> **WHAT THE TASK REQUIRES**
Take the lines of the data below from the very first through the line containing "wage_ticks = [15000, 15500, 16000, 16500, 17000, 17500]" and output them exactly, pictures excluded.

> **SUPPLIED MATERIAL**
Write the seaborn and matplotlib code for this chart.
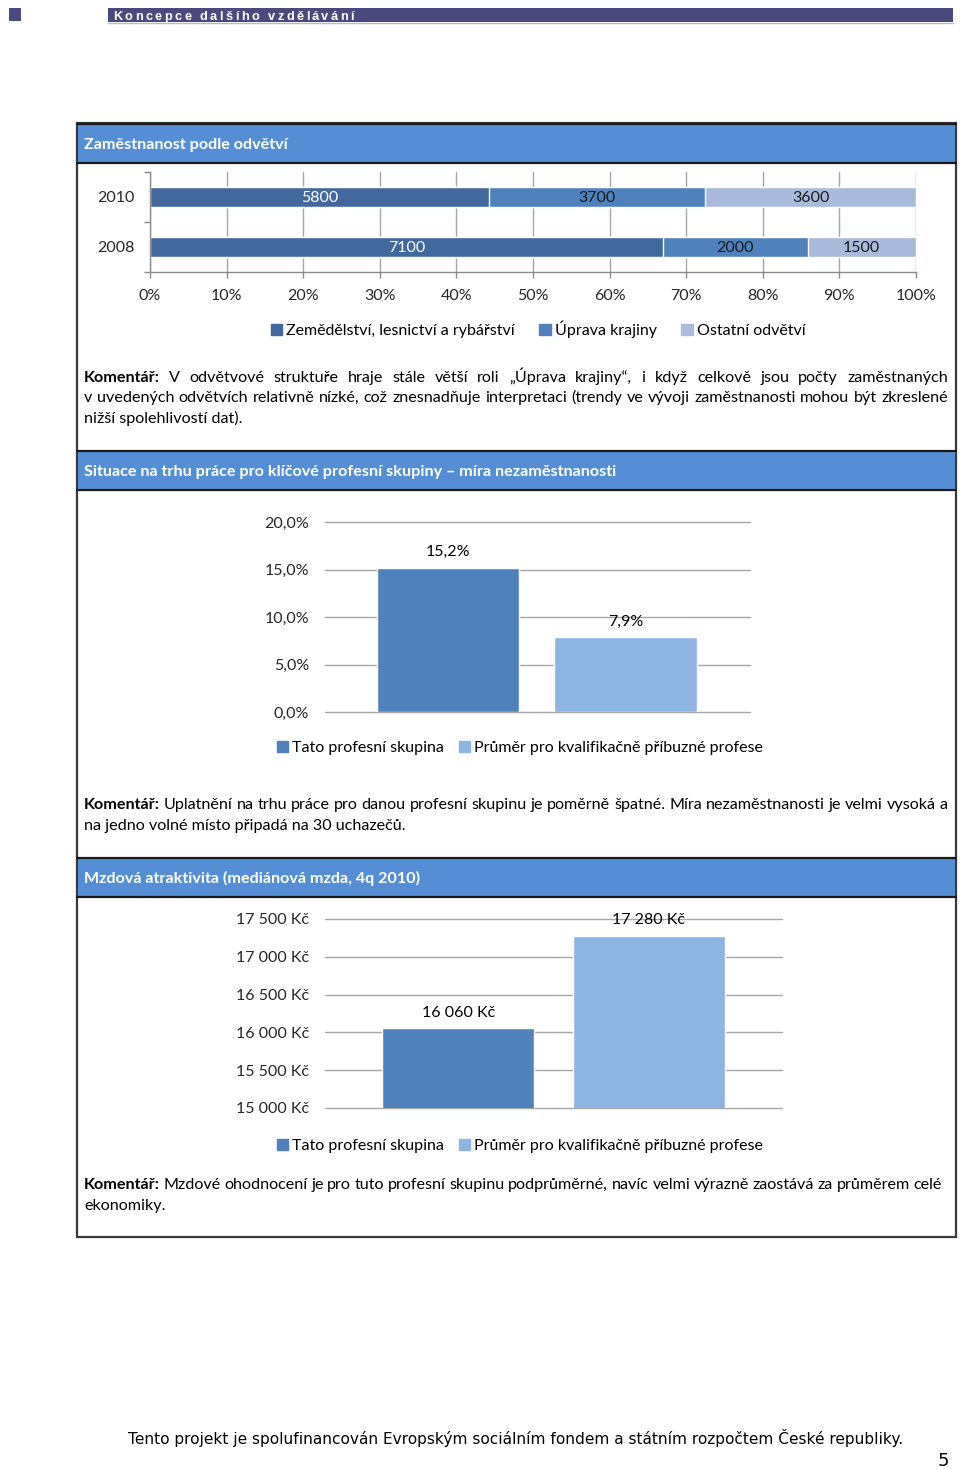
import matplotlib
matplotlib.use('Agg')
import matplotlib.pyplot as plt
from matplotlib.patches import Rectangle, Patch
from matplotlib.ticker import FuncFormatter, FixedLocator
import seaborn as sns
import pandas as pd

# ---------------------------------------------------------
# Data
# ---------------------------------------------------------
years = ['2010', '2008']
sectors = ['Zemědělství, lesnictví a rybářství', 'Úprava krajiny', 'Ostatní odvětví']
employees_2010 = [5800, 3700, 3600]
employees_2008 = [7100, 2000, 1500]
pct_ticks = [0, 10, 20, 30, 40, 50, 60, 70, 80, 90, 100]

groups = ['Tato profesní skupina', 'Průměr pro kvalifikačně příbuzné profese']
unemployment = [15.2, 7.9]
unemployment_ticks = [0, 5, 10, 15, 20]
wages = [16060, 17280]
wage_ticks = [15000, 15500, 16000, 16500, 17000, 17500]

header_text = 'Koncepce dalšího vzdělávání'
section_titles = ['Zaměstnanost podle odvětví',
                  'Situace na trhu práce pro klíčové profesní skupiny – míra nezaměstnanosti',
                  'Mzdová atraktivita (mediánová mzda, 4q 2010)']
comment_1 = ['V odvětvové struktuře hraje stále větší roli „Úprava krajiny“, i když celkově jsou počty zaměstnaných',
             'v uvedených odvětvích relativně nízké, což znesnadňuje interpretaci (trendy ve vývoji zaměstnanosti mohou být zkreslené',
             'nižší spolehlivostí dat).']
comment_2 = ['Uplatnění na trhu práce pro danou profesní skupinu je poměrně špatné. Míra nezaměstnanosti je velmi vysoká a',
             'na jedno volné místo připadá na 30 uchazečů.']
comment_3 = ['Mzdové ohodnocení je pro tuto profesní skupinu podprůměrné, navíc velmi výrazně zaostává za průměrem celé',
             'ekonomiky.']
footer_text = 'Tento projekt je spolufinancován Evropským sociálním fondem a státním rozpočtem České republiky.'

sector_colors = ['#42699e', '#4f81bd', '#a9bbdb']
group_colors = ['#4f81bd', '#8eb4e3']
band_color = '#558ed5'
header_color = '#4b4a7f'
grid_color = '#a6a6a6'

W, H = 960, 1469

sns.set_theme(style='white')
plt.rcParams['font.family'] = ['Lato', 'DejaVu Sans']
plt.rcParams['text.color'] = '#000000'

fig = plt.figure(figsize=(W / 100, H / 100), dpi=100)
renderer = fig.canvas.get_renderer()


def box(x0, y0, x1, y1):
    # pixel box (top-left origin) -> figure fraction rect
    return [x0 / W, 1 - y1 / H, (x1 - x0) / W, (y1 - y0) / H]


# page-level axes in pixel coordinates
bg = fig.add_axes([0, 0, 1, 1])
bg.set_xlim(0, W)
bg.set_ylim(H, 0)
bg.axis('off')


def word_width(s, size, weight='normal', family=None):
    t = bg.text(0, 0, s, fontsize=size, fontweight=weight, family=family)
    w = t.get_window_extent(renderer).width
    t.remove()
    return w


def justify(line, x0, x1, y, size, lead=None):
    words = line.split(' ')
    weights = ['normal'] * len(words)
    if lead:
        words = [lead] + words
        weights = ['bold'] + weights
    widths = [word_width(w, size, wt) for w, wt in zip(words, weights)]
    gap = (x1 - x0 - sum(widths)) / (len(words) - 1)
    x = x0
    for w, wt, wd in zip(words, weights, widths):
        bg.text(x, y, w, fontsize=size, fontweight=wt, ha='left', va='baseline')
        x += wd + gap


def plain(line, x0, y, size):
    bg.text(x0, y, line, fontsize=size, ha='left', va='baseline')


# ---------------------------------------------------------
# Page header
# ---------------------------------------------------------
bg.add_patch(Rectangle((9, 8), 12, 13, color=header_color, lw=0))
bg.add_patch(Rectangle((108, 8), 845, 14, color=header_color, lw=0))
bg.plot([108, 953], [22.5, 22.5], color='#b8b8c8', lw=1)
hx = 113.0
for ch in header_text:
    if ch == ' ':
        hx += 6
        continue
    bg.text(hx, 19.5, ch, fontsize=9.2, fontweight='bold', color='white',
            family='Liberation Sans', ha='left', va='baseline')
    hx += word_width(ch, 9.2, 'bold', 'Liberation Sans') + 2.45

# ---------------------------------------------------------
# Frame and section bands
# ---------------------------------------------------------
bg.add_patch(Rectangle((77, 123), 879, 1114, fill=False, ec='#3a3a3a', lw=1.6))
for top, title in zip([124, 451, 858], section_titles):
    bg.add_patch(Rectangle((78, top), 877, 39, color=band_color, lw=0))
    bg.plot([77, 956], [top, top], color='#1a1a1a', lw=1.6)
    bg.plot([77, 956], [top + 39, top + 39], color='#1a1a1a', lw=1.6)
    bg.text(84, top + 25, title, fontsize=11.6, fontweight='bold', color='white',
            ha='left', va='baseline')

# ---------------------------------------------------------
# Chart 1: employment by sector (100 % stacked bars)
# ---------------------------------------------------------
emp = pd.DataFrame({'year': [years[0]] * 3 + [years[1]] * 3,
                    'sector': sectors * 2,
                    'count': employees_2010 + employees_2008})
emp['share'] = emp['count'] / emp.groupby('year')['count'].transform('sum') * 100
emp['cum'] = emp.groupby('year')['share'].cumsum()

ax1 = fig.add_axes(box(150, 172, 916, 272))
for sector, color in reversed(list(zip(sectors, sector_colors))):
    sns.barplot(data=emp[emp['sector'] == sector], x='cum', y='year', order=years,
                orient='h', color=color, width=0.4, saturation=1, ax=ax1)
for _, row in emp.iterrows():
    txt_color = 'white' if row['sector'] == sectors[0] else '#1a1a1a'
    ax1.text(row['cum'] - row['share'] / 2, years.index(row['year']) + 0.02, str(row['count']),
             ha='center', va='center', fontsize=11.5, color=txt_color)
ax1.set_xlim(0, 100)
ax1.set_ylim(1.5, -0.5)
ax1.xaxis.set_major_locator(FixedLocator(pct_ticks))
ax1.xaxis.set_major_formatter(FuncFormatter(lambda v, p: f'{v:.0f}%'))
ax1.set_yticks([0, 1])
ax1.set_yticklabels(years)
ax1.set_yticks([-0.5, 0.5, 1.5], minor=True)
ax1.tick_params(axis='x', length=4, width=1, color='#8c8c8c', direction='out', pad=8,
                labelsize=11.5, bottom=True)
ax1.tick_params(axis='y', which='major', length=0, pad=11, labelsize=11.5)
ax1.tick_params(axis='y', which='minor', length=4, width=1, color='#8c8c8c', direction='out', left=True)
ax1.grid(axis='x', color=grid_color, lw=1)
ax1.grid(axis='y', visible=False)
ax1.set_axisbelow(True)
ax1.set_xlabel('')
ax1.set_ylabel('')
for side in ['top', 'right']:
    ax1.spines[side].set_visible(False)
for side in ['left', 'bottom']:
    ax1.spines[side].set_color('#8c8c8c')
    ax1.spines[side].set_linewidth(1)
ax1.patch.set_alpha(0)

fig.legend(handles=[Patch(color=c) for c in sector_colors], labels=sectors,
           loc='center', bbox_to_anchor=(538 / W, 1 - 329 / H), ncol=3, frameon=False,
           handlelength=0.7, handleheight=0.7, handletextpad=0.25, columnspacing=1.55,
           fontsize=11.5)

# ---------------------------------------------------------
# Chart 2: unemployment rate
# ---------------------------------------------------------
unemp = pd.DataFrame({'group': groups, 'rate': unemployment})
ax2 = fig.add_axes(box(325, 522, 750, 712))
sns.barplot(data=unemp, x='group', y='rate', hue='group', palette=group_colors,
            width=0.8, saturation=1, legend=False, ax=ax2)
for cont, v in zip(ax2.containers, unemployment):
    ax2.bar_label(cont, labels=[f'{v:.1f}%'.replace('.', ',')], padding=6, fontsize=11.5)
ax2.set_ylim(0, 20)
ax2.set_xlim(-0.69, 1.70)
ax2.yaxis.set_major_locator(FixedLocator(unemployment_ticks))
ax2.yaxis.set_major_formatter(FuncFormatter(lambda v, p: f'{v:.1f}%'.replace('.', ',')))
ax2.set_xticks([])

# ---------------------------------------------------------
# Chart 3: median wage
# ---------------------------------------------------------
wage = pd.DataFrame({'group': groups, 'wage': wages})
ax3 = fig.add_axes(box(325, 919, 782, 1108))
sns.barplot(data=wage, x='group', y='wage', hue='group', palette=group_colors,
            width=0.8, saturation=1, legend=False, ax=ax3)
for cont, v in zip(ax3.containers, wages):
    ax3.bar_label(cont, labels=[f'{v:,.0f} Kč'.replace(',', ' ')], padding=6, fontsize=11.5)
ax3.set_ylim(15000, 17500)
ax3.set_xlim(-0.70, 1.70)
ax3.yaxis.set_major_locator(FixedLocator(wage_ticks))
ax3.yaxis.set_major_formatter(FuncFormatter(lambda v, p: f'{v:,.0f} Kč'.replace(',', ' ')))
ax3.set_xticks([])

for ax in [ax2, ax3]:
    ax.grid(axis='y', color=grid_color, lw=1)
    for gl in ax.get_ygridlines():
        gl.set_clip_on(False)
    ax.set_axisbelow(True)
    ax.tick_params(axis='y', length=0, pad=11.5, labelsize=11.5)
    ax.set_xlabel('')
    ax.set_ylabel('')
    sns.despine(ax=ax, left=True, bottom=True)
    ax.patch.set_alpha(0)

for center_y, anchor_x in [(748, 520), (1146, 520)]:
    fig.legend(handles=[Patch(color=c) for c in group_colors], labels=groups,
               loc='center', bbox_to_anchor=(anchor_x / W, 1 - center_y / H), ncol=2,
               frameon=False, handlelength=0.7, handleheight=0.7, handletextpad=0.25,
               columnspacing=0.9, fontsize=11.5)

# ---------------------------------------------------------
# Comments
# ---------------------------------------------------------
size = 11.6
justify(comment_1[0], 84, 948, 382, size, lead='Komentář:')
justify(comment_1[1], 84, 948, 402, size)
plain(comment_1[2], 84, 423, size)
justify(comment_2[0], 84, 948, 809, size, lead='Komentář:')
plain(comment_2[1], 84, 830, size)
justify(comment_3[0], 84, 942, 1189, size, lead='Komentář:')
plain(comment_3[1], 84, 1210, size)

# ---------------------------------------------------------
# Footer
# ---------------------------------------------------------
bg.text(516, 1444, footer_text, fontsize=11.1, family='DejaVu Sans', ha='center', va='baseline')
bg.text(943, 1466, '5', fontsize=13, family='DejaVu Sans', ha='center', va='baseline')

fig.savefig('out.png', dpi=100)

> **REPLY**
Write the seaborn and matplotlib code for this chart.
import matplotlib
matplotlib.use('Agg')
import matplotlib.pyplot as plt
from matplotlib.patches import Rectangle, Patch
from matplotlib.ticker import FuncFormatter, FixedLocator
import seaborn as sns
import pandas as pd

# ---------------------------------------------------------
# Data
# ---------------------------------------------------------
years = ['2010', '2008']
sectors = ['Zemědělství, lesnictví a rybářství', 'Úprava krajiny', 'Ostatní odvětví']
employees_2010 = [5800, 3700, 3600]
employees_2008 = [7100, 2000, 1500]
pct_ticks = [0, 10, 20, 30, 40, 50, 60, 70, 80, 90, 100]

groups = ['Tato profesní skupina', 'Průměr pro kvalifikačně příbuzné profese']
unemployment = [15.2, 7.9]
unemployment_ticks = [0, 5, 10, 15, 20]
wages = [16060, 17280]
wage_ticks = [15000, 15500, 16000, 16500, 17000, 17500]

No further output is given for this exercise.